Total non-farm payroll employment increased by 312,000 in December, according to the U.S. Bureau of Labor Statistics. That left the unemployment rate at 3.9%, which was 0.2% more than the previous month.
In December, average hourly earnings for all employees on private non-farm payrolls rose 11¢ to $27.48. Over the year, average hourly earnings increased by 84¢, or 3.2%.
The Dow Jones Industrial Average closed 746 points higher. The S&P 500 closed 84 points higher. The NASDAQ was up 275 points.
With the partial government shutdown dragging into the third week, analysts with the Livestock Marketing Information Center (LMIC) note the absence of some market reports and the risk of delayed key pending reports are adding to uncertainty.

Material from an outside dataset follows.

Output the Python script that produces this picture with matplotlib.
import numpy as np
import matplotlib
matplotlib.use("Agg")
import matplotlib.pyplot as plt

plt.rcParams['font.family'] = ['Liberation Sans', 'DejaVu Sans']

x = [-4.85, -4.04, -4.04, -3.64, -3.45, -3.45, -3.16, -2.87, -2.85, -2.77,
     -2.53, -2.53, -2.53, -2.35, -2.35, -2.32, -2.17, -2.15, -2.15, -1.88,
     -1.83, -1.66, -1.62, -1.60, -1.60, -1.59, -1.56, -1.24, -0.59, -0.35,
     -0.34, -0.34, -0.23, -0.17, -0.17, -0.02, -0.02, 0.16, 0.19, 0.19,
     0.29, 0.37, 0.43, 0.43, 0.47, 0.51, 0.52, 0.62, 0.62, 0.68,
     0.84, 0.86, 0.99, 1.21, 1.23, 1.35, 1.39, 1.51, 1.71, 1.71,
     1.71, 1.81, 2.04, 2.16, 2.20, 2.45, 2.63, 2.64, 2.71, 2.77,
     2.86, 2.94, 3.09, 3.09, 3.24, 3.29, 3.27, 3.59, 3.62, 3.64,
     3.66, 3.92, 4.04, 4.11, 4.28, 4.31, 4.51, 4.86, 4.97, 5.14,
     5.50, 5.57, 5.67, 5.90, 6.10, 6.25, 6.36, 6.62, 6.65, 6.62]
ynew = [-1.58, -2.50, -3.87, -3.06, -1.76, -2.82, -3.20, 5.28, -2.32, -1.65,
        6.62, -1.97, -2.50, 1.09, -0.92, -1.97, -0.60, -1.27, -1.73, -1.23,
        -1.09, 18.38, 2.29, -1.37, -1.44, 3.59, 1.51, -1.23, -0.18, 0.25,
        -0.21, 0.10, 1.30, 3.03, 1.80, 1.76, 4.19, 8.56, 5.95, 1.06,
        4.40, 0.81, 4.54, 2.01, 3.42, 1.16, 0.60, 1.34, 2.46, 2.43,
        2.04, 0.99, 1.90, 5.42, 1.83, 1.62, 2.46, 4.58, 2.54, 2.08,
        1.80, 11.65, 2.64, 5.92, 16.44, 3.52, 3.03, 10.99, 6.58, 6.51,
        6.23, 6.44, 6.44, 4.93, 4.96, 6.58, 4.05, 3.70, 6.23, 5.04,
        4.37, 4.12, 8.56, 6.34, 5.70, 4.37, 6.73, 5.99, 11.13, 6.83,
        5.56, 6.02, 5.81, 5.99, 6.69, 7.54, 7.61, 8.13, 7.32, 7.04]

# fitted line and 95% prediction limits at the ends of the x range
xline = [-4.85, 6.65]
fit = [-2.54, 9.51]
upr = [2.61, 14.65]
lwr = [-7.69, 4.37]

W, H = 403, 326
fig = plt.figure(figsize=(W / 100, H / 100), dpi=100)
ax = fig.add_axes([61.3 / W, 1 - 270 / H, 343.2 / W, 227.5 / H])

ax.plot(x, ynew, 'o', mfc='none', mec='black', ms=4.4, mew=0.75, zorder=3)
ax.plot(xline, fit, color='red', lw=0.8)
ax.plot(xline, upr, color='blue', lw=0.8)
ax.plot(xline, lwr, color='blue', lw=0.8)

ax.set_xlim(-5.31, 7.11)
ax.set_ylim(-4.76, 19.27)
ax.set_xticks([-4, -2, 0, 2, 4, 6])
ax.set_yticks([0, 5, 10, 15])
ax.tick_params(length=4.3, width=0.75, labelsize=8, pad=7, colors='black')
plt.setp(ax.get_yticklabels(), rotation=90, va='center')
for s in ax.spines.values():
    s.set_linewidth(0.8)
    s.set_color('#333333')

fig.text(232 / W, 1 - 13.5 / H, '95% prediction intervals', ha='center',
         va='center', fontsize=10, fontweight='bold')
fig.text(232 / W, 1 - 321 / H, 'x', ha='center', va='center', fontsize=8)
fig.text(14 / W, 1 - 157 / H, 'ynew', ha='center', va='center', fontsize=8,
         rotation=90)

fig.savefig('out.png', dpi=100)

“Actual slaughter data has been among the most missed weekly market data. That data is compiled by the National Agricultural Statistics Service (NASS) but is released by the Agricultural Marketing Service. It provides valuable information on weights, production, and the number of head slaughtered,” LMIC analysts explain. “The next couple of weeks hold several vital reports that could affect the tone of the entire year. For example, the annual Cattle Inventory is scheduled to be published at the end of this month. That report provides one of only two point estimates in the size of the beef herd, and the number of replacement animals producers are holding. The monthly Cattle on Feed report also is at risk. Without that type of information, cattle markets will be flying blind.”

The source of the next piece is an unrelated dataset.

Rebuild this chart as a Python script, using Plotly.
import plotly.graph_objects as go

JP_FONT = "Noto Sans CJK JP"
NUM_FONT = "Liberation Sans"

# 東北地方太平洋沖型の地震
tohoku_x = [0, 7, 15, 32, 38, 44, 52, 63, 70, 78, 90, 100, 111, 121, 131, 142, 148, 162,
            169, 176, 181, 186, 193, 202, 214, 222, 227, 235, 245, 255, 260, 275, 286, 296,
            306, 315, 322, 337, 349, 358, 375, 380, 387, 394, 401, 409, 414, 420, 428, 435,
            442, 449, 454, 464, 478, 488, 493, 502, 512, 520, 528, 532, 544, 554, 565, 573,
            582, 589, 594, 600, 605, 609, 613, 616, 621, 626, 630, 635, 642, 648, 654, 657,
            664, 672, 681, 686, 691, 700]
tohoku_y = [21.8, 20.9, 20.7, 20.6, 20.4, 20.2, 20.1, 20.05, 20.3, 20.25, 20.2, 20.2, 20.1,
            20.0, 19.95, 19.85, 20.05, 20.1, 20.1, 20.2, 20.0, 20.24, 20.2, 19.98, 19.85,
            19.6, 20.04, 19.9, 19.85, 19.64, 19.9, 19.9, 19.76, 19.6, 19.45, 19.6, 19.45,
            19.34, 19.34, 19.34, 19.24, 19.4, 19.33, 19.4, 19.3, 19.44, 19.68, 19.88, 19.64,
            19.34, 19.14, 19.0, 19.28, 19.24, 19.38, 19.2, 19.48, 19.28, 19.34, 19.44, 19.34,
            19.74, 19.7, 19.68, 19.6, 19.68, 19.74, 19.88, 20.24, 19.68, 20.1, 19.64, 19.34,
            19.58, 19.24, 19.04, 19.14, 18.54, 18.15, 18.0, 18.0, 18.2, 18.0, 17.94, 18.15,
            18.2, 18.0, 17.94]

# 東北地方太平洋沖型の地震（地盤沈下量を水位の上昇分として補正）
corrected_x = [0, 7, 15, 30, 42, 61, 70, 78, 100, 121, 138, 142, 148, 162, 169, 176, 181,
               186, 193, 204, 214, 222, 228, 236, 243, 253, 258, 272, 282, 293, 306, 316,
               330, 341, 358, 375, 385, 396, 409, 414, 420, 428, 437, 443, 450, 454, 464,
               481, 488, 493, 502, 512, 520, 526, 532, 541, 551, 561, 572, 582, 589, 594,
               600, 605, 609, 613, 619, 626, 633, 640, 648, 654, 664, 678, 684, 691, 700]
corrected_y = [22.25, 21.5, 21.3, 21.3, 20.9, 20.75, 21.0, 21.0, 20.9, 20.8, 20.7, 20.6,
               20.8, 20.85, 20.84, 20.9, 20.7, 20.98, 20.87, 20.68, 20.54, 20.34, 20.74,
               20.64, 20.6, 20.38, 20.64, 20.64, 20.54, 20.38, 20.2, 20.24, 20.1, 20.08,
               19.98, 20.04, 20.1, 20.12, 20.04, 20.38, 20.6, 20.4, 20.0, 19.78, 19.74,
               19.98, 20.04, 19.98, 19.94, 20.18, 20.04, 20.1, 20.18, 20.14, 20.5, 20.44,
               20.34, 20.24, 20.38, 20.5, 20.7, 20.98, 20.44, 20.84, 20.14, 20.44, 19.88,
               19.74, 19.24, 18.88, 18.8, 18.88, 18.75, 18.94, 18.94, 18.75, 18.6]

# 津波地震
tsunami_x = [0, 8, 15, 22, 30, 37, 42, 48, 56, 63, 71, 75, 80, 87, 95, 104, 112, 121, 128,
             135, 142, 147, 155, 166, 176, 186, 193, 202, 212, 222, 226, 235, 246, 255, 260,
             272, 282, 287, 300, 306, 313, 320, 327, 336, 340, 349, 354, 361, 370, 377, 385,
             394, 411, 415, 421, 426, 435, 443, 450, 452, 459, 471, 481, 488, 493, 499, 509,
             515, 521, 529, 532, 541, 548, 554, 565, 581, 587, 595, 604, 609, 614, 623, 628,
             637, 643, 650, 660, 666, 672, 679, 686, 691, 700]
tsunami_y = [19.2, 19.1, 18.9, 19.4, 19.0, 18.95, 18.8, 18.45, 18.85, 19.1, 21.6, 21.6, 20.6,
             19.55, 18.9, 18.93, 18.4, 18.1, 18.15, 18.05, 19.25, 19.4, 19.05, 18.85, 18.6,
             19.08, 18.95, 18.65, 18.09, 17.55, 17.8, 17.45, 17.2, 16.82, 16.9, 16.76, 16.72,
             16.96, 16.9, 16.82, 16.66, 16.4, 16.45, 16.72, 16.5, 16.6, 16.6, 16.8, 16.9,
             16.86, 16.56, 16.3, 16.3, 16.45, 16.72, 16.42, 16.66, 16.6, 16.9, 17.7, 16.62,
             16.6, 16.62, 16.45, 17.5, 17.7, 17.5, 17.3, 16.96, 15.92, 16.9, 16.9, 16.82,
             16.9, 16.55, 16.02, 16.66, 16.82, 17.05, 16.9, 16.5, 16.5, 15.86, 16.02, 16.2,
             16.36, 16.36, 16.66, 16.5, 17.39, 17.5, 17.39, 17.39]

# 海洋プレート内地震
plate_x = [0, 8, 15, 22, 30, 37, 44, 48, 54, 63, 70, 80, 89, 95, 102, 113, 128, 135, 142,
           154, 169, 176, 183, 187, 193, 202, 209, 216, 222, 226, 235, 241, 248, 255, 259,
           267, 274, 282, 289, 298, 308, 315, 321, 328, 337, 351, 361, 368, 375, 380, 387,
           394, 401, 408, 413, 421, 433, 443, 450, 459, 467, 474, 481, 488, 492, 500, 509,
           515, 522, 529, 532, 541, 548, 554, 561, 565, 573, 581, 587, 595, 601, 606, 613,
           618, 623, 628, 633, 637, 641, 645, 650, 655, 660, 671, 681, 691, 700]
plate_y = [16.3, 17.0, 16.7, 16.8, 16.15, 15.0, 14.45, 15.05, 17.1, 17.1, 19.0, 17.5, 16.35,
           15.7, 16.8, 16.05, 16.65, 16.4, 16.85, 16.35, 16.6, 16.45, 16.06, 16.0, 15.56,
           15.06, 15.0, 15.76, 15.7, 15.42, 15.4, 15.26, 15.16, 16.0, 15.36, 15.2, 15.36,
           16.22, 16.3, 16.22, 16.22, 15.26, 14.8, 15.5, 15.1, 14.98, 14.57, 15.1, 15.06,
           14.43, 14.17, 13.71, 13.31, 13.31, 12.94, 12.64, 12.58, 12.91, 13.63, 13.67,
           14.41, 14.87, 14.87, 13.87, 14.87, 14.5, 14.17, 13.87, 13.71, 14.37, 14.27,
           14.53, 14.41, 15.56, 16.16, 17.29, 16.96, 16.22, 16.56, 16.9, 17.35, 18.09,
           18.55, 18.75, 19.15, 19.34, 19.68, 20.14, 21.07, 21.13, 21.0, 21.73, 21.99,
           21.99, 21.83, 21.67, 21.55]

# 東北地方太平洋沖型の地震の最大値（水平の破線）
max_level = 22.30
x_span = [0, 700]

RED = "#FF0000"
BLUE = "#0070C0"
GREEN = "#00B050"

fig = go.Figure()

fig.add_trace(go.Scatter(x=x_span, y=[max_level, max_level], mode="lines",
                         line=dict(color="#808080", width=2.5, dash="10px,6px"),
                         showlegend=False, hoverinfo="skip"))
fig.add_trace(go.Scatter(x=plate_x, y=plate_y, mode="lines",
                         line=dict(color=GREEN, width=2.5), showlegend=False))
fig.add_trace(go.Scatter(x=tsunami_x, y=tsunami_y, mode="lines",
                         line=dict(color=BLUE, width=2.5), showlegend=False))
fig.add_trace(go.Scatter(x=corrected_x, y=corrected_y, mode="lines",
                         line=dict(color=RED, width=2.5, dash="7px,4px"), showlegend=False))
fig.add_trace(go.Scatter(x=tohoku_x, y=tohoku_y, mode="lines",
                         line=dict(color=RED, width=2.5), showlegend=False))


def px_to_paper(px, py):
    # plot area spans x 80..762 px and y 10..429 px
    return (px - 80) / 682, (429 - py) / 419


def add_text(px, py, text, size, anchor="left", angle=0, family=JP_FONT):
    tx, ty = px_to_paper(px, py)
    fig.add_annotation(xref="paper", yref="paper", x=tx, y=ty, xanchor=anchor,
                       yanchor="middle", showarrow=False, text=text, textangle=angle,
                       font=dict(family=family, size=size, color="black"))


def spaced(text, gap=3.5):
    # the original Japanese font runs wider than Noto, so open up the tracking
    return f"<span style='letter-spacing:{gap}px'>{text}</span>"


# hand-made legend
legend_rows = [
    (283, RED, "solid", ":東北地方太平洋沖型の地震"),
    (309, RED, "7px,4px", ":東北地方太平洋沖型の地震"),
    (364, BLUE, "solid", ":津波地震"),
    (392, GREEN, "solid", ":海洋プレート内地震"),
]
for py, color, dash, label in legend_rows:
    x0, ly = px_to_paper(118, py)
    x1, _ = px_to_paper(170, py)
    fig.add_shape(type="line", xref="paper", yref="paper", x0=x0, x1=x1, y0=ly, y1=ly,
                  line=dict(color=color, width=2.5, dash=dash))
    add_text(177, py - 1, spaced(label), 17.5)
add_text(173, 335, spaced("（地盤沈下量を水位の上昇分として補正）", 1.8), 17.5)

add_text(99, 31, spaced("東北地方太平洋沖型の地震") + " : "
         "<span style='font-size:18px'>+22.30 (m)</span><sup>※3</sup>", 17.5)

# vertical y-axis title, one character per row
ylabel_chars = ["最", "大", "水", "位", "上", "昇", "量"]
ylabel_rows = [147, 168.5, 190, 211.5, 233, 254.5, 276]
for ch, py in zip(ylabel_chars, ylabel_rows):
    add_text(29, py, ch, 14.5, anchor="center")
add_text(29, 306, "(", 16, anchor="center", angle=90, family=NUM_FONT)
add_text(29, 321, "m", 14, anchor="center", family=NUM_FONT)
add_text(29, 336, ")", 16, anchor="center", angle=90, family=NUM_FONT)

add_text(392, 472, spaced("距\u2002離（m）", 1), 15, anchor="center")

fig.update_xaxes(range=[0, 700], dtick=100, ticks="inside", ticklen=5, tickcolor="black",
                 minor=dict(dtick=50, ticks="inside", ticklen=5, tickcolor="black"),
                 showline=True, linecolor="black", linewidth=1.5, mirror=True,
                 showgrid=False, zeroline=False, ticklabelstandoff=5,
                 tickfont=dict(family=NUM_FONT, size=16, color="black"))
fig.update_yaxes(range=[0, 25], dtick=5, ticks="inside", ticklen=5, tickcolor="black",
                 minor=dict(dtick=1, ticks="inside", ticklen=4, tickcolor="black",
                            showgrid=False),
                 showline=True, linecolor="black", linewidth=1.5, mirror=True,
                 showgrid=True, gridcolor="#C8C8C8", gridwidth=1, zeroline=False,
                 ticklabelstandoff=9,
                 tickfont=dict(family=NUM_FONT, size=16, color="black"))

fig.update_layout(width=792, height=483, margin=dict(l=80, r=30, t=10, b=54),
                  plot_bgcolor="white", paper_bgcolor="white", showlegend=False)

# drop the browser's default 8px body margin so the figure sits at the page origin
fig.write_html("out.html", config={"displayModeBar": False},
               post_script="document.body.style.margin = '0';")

Other reports scheduled soon include November trade data from the Foreign Agricultural Service, as well as the monthly World Agricultural Supply and Demand Estimates from USDA’s Economic Research Service.
“The most extended government shutdown occurred in 1995 to 1996 and lasted three weeks,” say LMIC analysts. “In the past, some data has been recovered and released at a later date. However, in cases where the data is done by survey, as with many of the USDA NASS reports, that data is usually not recoverable because the survey was not sent or collected.”